Whalen, who oversees USD 180bn in fixed income assets, contends investment-grade corporate credit spreads should be paying 50% more than they are. Investors should be getting 120 basis points of spread for IG bonds, but today they are getting paid close to 80bps, Whalen said.
During the April volatility, there was a repricing of credit risk, but it didn’t lasted long enough to call the markets broken. But markets aren’t out of the woods, and it’s on the list of possibilities this year, according to Whalen. There are a lot of things that could cause volatility and if the Federal Reserve seems reluctant to rush to rescue markets, “you might actually see the market is broken because of the lack of liquidity,” Whalen said. “And it will stay broken, and that will magnify the downturn.”
While Whalen likes being underweight corporate credit, he sees attractiveness in parts of the securitised market – mortgage-backed securities in particular, because some buyers that have traditionally been in the space have temporarily pulled back. Moreover, while Whalen doesn’t like US high yield bonds, he does like some high yield bonds in emerging markets. Asia has the potential to outperform relative to the rest of the world.

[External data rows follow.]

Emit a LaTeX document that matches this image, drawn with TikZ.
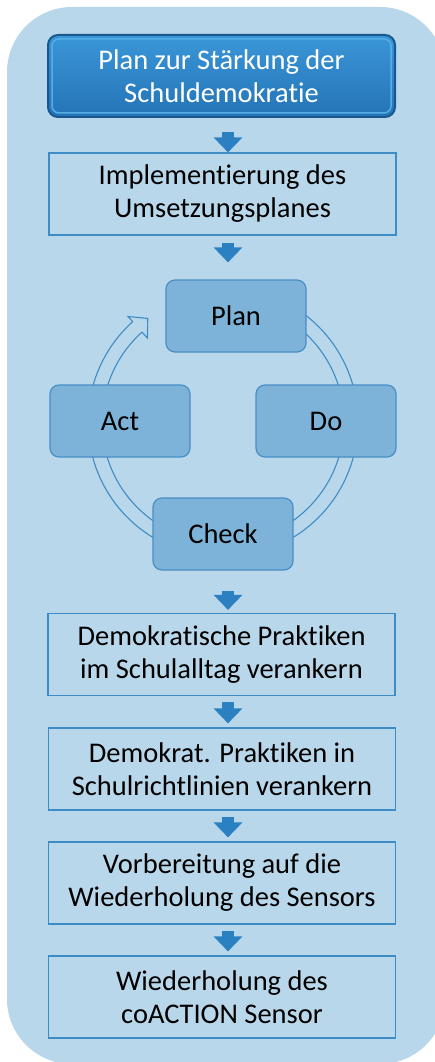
\documentclass[tikz,border=0pt]{standalone}
\usepackage{fontspec}
\setmainfont{Carlito}[Ligatures=NoCommon]
\usetikzlibrary{arrows.meta}
\definecolor{bgblue}{HTML}{B9D7EA}
\definecolor{boxline}{HTML}{3E8CC6}
\definecolor{arrowblue}{HTML}{2B80C2}
\definecolor{cyclefill}{HTML}{7DB3D9}
\definecolor{cycleline}{HTML}{4A8EC6}
\definecolor{titletop}{HTML}{3A96D8}
\definecolor{titlebot}{HTML}{2474B6}
\definecolor{titleline}{HTML}{18588F}
\definecolor{titlerim}{HTML}{56AEE6}
\begin{document}
\begin{tikzpicture}[x=1pt,y=-1pt,
	flowbox/.style={draw=boxline, fill=bgblue, line width=1.2pt, minimum width=347pt, minimum height=82pt, align=center, font=\fontsize{28.5}{33}\selectfont, inner sep=0pt},
	titlebox/.style={draw=titleline, line width=2pt, top color=titletop, bottom color=titlebot, rounded corners=10pt, minimum width=347pt, minimum height=82pt, align=center, text=white, font=\fontsize{28.5}{33}\selectfont, inner sep=0pt},
	cyclebox/.style={draw=cycleline, fill=cyclefill, line width=1.2pt, rounded corners=9pt, minimum width=140pt, minimum height=72pt, font=\fontsize{28.5}{33}\selectfont, inner sep=0pt},
	ringband/.style={draw=boxline, fill=bgblue, line width=1.1pt},
	flowarrow/.style={draw=arrowblue, line width=12pt, -{Triangle[length=15pt,width=28pt]}}]
	\clip (0,0) rectangle (435,1062);
	\fill[bgblue, rounded corners=65pt] (7,7) rectangle (445,1064);
	\node[titlebox] (title) at (221.5,76) {};
	\draw[titlerim, line width=1.5pt, rounded corners=7pt] ([xshift=5pt,yshift=-5pt]title.north west) rectangle ([xshift=-5pt,yshift=5pt]title.south east);
	\node[align=center, text=white, font=\fontsize{28.5}{33}\selectfont] (titletext) at (title) {Plan zur Stärkung der\\Schuldemokratie};
	\node[flowbox] (impl) at (222.5,194) {Implementierung des\\Umsetzungsplanes};
	\begin{scope}[shift={(223,422)}]
		\draw[ringband] (-112:135) arc[start angle=-112, end angle=228, radius=135]
			-- (228:142) -- (234:128) -- (228:113) -- (228:121)
			arc[start angle=228, end angle=-112, radius=121] -- cycle;
	\end{scope}
	\node[cyclebox] (plan) at (236,316) {Plan};
	\node[cyclebox] (act) at (120,421) {Act};
	\node[cyclebox] (do) at (326,421) {Do};
	\node[cyclebox] (check) at (223,534) {Check};
	\node[flowbox] (alltag) at (221.5,654.5) {Demokratische Praktiken\\im Schulalltag verankern};
	\node[flowbox] (richtl) at (222,769) {Demokrat. Praktiken in\\Schulrichtlinien verankern};
	\node[flowbox] (vorber) at (222,883) {Vorbereitung auf die\\Wiederholung des Sensors};
	\node[flowbox] (wiederh) at (222,997) {Wiederholung des\\coACTION Sensor};
	\draw[flowarrow, shorten <=14pt] ([xshift=6.5pt]title.south) -- ([xshift=6.5pt]title.south |- impl.north);
	\draw[flowarrow, shorten <=7pt, shorten >=17pt] ([xshift=5.5pt]impl.south) -- ([xshift=5.5pt]impl.south |- plan.north);
	\draw[flowarrow, shorten <=20pt, shorten >=3pt] ([xshift=5pt]check.south) -- ([xshift=5pt]check.south |- alltag.north);
	\draw[flowarrow, shorten <=6pt, shorten >=4pt] ([xshift=6.5pt]alltag.south) -- ([xshift=6.5pt]alltag.south |- richtl.north);
	\draw[flowarrow, shorten <=6pt, shorten >=4pt] ([xshift=6pt]richtl.south) -- ([xshift=6pt]richtl.south |- vorber.north);
	\draw[flowarrow, shorten <=6pt, shorten >=4pt] ([xshift=6pt]vorber.south) -- ([xshift=6pt]vorber.south |- wiederh.north);
\end{tikzpicture}
\end{document}
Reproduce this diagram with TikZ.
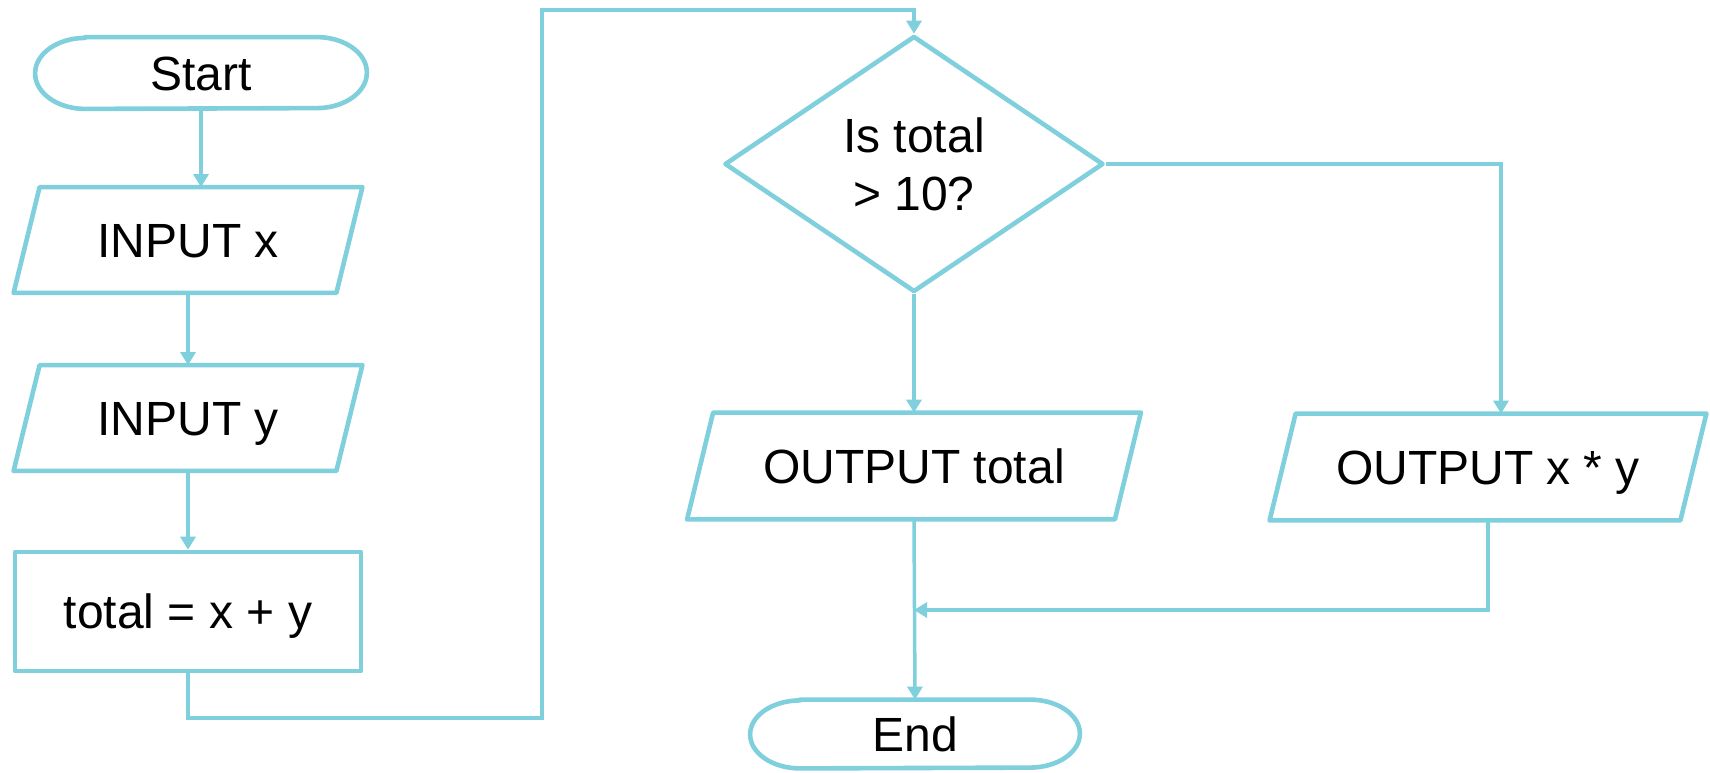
\documentclass[tikz,border=0pt]{standalone}
\usepackage{fontspec}
\setmainfont{Liberation Sans}
\usetikzlibrary{shapes.geometric,arrows.meta}
\definecolor{fc}{RGB}{127,208,220}
\newcommand{\ioshape}[1]{\draw[shapeline] ([xshift=6.5pt]#1.north west) -- ([xshift=6.5pt]#1.north east) -- ([xshift=-6.5pt]#1.south east) -- ([xshift=-6.5pt]#1.south west) -- cycle;}
\newcommand{\termshape}[3]{\draw[shapeline] ([xshift=#2]#1.north west) -- ([xshift=-#2]#1.north east) arc[start angle=90, end angle=-90, x radius=#2, y radius=#3] -- ([xshift=#2]#1.south west) arc[start angle=270, end angle=90, x radius=#2, y radius=#3] -- cycle;}
\begin{document}
\begin{tikzpicture}[x=0.5pt,y=-0.5pt,
  every node/.style={font=\fontsize{24}{29}\selectfont, text=black, inner sep=0pt},
  oneline/.style={text height=17pt, text depth=0pt},
  shapeline/.style={draw=fc, line width=2.3pt, line join=round},
  term/.style={rectangle, oneline},
  procbox/.style={rectangle, shapeline, oneline},
  iobox/.style={rectangle, oneline},
  decbox/.style={diamond, shapeline, align=center},
  conn/.style={draw=fc, line width=1.75pt},
  arr/.style={conn, -{Triangle[length=6.5pt,width=7.5pt]}}]
\useasboundingbox (0,0) rectangle (1710,772);

\node[term, minimum width=165.5pt, minimum height=35.5pt] (start) at (201,73) {Start};
\node[iobox, minimum width=161pt, minimum height=52.5pt] (inx) at (188,240) {INPUT x};
\node[iobox, minimum width=161pt, minimum height=52.5pt] (iny) at (188,418) {INPUT y};
\node[procbox, minimum width=173pt, minimum height=59.5pt] (total) at (188,611.5) {total = x + y};
\node[decbox, minimum width=189.5pt, minimum height=128pt] (dec) at (914,164) {Is total\\> 10?};
\node[iobox, minimum width=213.5pt, minimum height=53pt] (outt) at (914,466) {OUTPUT total};
\node[iobox, minimum width=205pt, minimum height=53pt] (outxy) at (1488,467) {OUTPUT x * y};
\node[term, minimum width=164.5pt, minimum height=34pt] (end) at (915,734) {End};

\termshape{start}{25pt}{17.75pt}
\termshape{end}{25pt}{17pt}
\ioshape{inx}
\ioshape{iny}
\ioshape{outt}
\ioshape{outxy}

\coordinate (c1) at (542,718);
\coordinate (c2) at (542,10);
\coordinate (mrg) at (914,610);

\draw[arr] (start.south) -- (start.south |- inx.north);
\draw[arr] (inx.south) -- (iny.north);
\draw[arr] (iny.south) -- (total.north);
\draw[arr] (total.south) |- (c1) -- (c2) -| (dec.north);
\draw[arr] (dec.south) -- (outt.north);
\draw[arr] (dec.east) -| ([xshift=6.5pt]outxy.north);
\draw[arr] (outt.south) -- (end.north);
\draw[arr] (outxy.south) |- (mrg);
\end{tikzpicture}
\end{document}
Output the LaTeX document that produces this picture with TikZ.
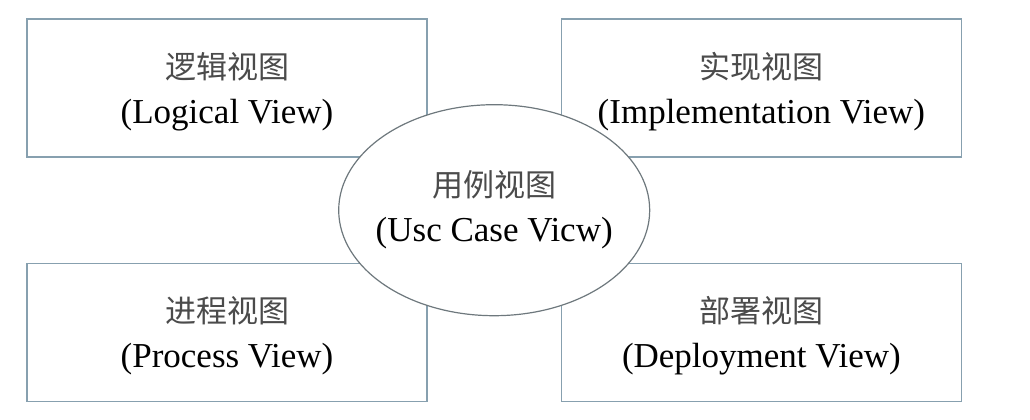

On European growth prospects, markets may have gotten a little ahead of themselves on the narrative of a fiscal spending boost, and taken a pause on the approach of what Whalen describes, tongue-in-cheek, the “exporting of exceptionalism.” Still, there are some good opportunities in euro-denominated investment-grade corporate bonds, where investors get paid a decent amount of additional spread for the same company in a euro currency versus US dollars, he noted.